» **What is needed**: Each line containing the word "this" must be reported.

———

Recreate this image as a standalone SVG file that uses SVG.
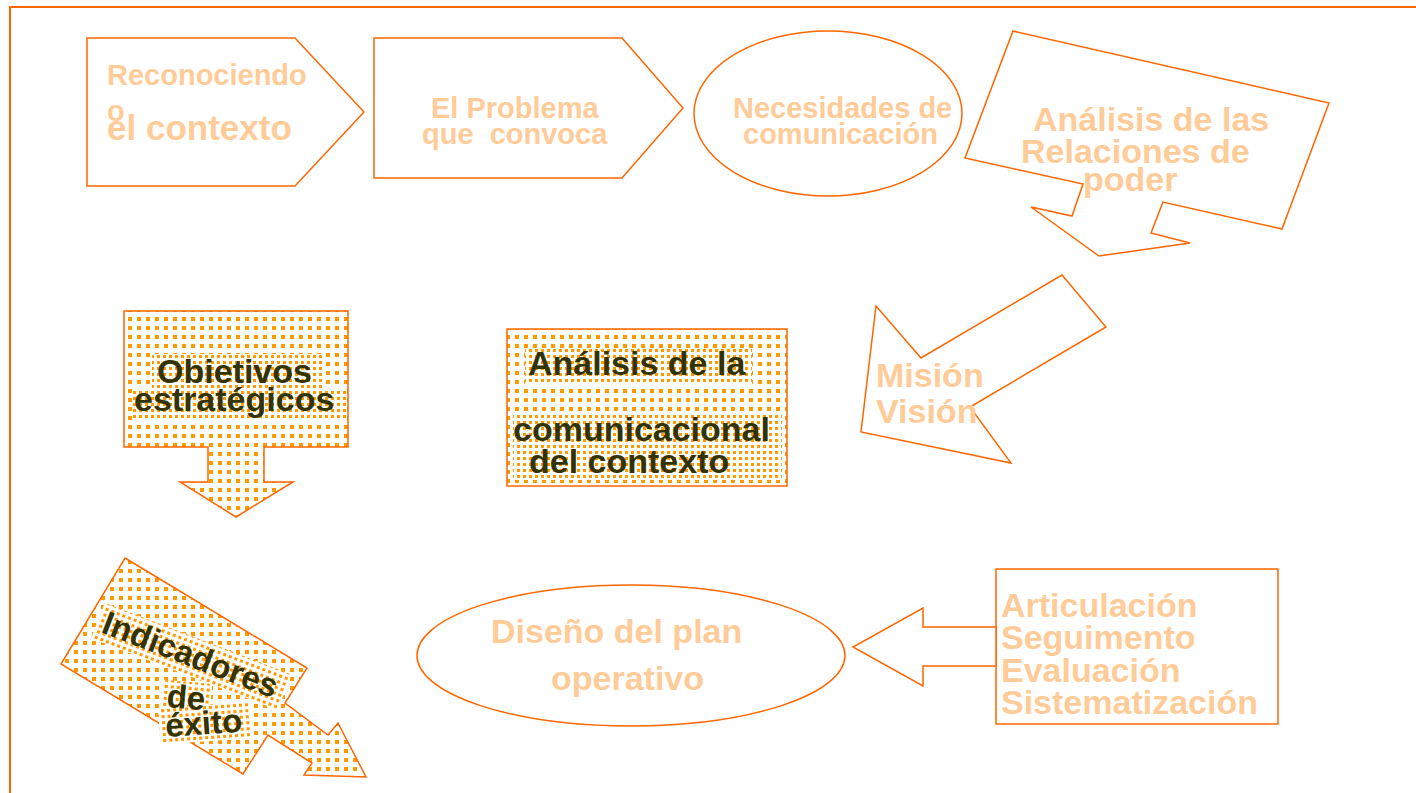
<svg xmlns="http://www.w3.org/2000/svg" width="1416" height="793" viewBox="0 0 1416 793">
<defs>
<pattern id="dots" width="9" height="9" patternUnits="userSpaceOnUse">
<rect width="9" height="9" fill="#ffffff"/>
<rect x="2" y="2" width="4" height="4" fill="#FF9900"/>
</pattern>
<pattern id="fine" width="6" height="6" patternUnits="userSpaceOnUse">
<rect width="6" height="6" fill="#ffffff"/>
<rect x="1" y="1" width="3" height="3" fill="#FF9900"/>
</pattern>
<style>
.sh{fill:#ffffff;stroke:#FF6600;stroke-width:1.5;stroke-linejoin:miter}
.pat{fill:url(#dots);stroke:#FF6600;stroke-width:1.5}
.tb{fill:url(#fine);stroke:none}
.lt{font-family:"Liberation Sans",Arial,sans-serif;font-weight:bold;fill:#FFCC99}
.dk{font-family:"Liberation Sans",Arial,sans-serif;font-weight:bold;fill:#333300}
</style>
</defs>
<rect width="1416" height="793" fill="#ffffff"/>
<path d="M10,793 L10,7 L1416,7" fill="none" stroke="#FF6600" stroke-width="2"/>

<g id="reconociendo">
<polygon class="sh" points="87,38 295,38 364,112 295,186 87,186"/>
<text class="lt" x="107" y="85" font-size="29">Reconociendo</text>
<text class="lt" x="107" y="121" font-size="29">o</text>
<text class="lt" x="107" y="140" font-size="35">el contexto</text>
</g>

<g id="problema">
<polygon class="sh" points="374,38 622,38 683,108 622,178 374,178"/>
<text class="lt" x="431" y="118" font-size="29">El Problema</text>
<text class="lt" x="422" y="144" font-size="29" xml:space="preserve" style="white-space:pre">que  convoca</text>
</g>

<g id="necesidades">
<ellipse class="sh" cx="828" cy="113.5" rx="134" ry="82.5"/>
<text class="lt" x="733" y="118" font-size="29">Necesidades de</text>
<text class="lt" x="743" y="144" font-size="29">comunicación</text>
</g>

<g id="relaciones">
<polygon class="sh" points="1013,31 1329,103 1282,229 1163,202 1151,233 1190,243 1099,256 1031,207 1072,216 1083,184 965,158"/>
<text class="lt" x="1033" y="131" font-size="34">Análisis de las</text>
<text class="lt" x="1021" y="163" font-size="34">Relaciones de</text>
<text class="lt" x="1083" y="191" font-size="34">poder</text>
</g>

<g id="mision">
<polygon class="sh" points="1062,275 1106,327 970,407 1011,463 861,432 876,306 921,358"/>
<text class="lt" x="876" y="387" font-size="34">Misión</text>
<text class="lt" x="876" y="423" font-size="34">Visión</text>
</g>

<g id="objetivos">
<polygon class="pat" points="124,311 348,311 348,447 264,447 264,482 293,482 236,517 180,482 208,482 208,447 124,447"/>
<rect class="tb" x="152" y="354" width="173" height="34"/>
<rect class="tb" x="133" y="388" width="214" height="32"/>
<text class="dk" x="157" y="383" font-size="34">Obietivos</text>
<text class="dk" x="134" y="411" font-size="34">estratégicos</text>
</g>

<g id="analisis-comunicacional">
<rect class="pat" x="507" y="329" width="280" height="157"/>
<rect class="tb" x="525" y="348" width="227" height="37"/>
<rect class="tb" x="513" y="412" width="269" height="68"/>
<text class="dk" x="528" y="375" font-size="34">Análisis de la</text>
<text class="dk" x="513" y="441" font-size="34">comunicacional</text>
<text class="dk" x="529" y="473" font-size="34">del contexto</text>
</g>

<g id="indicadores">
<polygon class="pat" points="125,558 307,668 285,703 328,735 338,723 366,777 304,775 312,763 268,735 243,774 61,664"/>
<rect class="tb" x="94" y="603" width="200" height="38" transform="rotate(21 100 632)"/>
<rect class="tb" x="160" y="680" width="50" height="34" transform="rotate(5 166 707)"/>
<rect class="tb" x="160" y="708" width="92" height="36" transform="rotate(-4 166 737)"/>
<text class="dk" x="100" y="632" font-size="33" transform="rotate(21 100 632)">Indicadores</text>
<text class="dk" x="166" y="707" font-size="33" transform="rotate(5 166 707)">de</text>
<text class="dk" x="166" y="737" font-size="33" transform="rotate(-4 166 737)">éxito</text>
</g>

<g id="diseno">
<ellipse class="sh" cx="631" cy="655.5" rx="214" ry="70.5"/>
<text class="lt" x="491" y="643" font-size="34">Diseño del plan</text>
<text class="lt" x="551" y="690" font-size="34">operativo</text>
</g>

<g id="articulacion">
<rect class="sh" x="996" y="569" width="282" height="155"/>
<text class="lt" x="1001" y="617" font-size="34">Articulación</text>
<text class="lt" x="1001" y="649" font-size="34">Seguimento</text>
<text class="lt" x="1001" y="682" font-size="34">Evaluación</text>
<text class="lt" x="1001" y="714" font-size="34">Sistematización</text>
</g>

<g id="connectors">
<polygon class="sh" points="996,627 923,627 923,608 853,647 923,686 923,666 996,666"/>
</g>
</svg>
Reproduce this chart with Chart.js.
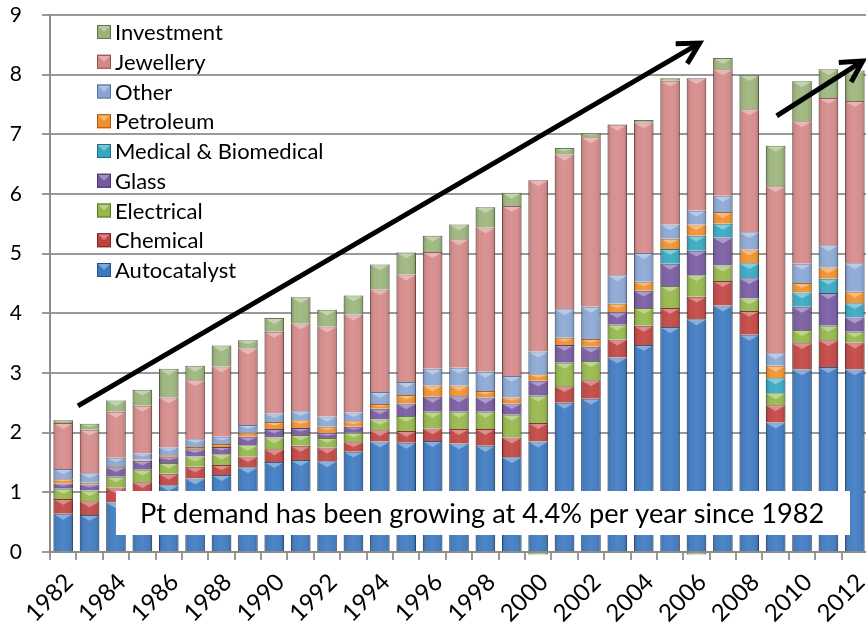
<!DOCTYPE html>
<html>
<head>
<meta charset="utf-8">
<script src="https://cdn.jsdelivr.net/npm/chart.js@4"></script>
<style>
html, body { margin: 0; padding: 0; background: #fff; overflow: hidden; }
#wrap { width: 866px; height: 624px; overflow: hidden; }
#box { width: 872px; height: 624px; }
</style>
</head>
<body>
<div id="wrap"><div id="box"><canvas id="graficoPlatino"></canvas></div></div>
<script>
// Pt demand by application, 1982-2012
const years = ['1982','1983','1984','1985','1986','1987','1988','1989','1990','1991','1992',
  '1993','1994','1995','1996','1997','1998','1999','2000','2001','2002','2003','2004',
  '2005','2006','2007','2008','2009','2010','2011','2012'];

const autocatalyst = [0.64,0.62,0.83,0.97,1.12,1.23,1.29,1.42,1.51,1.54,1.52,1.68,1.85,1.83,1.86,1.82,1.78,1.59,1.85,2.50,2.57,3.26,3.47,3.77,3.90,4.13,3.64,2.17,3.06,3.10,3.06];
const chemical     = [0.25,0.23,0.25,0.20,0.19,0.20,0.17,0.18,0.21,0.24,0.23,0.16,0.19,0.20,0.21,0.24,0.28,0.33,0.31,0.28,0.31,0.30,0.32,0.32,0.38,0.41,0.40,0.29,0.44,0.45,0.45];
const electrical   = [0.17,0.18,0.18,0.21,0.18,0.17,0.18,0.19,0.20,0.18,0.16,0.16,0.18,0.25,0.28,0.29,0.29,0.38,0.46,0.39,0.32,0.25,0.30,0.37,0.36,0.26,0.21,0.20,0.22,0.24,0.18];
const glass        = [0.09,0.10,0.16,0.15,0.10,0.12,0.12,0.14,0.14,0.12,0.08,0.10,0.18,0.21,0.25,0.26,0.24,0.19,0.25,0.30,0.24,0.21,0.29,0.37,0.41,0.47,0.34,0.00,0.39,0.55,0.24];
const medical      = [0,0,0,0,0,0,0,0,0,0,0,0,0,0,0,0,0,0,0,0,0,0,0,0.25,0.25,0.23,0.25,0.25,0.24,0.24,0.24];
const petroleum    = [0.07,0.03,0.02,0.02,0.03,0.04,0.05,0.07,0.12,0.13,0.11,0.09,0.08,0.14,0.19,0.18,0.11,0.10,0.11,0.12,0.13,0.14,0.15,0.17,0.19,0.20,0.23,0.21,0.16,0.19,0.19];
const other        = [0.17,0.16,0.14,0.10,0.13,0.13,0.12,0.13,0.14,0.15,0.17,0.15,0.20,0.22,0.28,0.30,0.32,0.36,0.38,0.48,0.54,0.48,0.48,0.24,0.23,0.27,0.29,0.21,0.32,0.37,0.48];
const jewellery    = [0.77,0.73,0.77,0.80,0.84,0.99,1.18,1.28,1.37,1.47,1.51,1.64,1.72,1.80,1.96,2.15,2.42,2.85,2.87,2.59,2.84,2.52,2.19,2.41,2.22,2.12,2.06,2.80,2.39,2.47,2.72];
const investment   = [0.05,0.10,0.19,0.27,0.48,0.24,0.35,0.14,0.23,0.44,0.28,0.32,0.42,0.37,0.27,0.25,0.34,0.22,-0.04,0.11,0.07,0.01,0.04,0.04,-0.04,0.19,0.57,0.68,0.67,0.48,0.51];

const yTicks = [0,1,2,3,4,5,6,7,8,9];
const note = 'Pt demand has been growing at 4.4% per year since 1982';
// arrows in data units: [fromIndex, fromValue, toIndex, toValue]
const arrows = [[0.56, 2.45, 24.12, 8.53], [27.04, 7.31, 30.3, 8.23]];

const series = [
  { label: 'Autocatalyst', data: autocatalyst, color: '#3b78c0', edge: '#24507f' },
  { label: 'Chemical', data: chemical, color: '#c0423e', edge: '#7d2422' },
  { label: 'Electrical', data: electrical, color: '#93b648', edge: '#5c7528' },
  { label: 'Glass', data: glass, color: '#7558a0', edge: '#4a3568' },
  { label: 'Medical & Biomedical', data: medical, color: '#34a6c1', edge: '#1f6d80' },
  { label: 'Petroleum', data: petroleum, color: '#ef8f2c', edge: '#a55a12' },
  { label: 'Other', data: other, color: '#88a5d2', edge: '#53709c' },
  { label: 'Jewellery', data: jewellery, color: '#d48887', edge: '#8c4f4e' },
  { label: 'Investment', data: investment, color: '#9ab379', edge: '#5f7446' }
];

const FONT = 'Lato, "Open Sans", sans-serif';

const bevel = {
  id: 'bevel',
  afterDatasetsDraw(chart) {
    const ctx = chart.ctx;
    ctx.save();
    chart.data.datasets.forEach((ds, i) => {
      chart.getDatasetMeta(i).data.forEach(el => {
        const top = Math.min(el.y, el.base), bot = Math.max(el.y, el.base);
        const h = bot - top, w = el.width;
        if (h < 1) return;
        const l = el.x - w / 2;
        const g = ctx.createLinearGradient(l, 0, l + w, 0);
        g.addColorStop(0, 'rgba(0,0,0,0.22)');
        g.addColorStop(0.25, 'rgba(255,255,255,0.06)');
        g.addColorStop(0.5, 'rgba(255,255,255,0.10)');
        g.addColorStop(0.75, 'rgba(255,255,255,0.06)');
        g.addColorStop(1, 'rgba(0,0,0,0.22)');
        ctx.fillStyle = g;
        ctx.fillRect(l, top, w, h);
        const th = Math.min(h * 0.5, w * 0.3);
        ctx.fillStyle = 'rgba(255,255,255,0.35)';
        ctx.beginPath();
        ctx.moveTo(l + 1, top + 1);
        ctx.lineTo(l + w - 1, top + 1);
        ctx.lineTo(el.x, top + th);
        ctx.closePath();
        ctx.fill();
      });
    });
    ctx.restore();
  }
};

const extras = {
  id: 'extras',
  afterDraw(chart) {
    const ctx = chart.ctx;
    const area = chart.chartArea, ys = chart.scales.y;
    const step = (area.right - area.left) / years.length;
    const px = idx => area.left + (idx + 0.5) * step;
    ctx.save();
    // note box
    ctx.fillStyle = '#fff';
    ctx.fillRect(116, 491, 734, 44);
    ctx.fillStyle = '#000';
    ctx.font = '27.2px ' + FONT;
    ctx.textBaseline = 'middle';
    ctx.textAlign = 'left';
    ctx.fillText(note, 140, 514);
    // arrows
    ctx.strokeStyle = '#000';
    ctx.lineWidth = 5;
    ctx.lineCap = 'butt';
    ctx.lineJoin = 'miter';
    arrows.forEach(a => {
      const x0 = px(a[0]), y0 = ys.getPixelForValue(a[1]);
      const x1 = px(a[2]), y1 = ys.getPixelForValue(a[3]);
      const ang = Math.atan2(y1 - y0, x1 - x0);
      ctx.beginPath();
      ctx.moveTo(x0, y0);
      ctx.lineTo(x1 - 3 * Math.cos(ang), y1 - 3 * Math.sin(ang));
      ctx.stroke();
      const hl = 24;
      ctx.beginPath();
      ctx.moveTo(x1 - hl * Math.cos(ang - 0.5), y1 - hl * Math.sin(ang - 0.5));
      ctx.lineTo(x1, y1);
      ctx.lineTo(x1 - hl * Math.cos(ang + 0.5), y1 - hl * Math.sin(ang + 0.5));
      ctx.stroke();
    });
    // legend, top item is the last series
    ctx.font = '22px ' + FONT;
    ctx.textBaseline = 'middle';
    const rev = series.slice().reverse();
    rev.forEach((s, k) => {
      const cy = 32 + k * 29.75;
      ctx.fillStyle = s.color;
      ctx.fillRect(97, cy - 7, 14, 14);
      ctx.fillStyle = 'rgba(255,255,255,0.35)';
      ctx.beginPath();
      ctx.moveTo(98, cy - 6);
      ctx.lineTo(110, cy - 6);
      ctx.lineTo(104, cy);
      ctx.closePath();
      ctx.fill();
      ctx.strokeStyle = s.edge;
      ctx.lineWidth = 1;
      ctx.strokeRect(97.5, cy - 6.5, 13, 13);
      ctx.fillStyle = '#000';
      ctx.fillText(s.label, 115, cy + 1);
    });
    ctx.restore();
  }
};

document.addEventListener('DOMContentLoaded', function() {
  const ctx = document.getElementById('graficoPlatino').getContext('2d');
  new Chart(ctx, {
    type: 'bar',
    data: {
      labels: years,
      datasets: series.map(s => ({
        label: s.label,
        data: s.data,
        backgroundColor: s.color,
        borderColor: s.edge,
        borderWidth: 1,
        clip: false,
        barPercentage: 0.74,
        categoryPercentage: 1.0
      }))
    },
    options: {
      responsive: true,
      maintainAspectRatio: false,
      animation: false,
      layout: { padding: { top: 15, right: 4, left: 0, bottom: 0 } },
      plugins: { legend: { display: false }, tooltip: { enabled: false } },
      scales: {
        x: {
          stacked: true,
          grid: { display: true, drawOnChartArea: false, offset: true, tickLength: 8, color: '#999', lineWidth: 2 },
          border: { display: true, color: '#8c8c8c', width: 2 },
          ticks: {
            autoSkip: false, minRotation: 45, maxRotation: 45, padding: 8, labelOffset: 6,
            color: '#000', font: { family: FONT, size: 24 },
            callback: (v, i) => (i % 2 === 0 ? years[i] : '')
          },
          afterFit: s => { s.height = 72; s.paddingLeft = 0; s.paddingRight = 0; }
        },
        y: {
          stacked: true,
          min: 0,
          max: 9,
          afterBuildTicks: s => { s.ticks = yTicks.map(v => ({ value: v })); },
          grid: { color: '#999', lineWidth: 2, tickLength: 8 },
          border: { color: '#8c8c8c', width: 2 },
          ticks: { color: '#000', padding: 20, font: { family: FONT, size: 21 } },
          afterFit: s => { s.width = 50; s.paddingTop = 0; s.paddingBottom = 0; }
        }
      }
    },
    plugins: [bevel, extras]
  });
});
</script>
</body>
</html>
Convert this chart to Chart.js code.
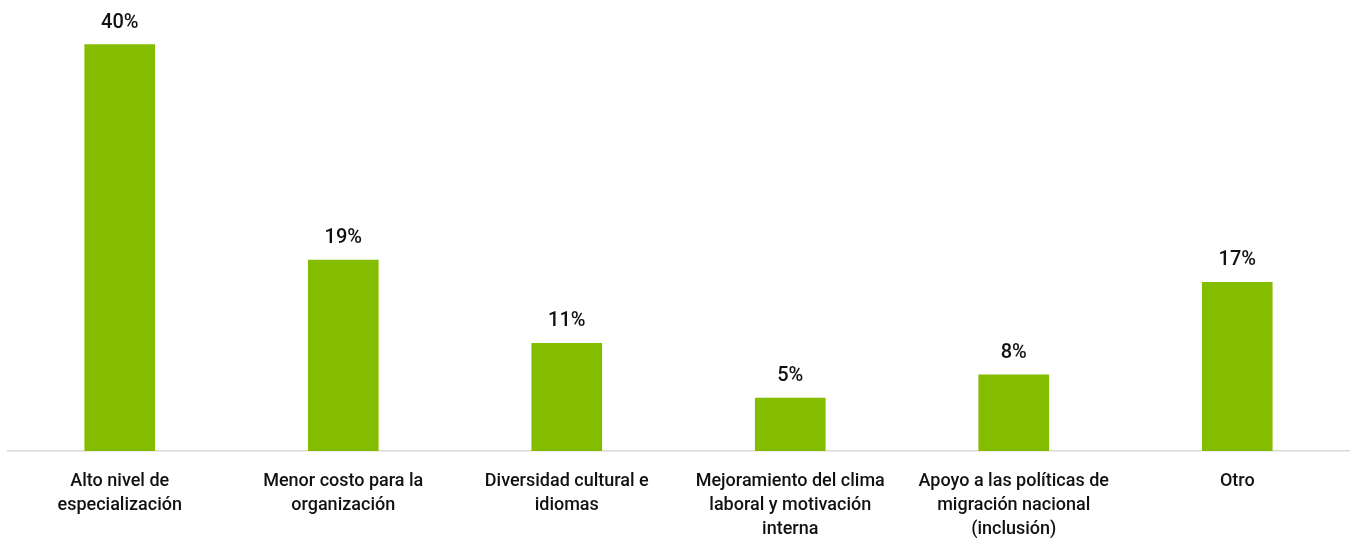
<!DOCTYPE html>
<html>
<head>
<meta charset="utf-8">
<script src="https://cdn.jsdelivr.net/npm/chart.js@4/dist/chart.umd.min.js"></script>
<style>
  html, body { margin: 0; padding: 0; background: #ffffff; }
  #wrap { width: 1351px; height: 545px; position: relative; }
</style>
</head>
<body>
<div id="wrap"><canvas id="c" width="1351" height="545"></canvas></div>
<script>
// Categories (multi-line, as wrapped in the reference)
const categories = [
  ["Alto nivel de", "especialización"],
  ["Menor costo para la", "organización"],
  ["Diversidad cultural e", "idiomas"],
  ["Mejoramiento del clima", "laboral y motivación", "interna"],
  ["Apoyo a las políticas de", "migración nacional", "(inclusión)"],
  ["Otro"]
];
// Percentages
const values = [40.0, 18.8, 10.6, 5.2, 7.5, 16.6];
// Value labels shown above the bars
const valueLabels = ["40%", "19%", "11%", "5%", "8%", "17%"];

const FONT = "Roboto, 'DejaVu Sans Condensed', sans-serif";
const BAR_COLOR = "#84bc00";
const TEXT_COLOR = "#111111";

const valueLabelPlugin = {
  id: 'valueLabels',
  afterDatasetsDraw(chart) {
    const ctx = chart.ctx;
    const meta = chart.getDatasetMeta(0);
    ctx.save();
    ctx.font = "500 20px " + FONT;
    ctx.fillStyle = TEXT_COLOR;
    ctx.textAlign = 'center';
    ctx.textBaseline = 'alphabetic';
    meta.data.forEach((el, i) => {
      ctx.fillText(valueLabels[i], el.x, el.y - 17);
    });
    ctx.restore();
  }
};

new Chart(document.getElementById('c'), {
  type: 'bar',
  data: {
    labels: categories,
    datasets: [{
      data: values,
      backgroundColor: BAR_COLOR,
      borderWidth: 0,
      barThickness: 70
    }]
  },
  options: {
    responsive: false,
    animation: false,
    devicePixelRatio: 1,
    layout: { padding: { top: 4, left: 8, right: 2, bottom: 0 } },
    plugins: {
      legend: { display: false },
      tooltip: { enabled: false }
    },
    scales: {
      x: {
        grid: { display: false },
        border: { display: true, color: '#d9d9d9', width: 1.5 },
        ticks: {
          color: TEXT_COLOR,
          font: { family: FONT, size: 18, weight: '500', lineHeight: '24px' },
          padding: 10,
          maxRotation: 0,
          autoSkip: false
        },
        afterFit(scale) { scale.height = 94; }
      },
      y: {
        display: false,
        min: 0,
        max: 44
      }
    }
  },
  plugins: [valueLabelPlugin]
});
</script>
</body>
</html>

———

» **Answer for the task**:
Recreate this image as a standalone SVG file that uses SVG.
Reproduce this chart with Chart.js.
Convert this chart to Chart.js code.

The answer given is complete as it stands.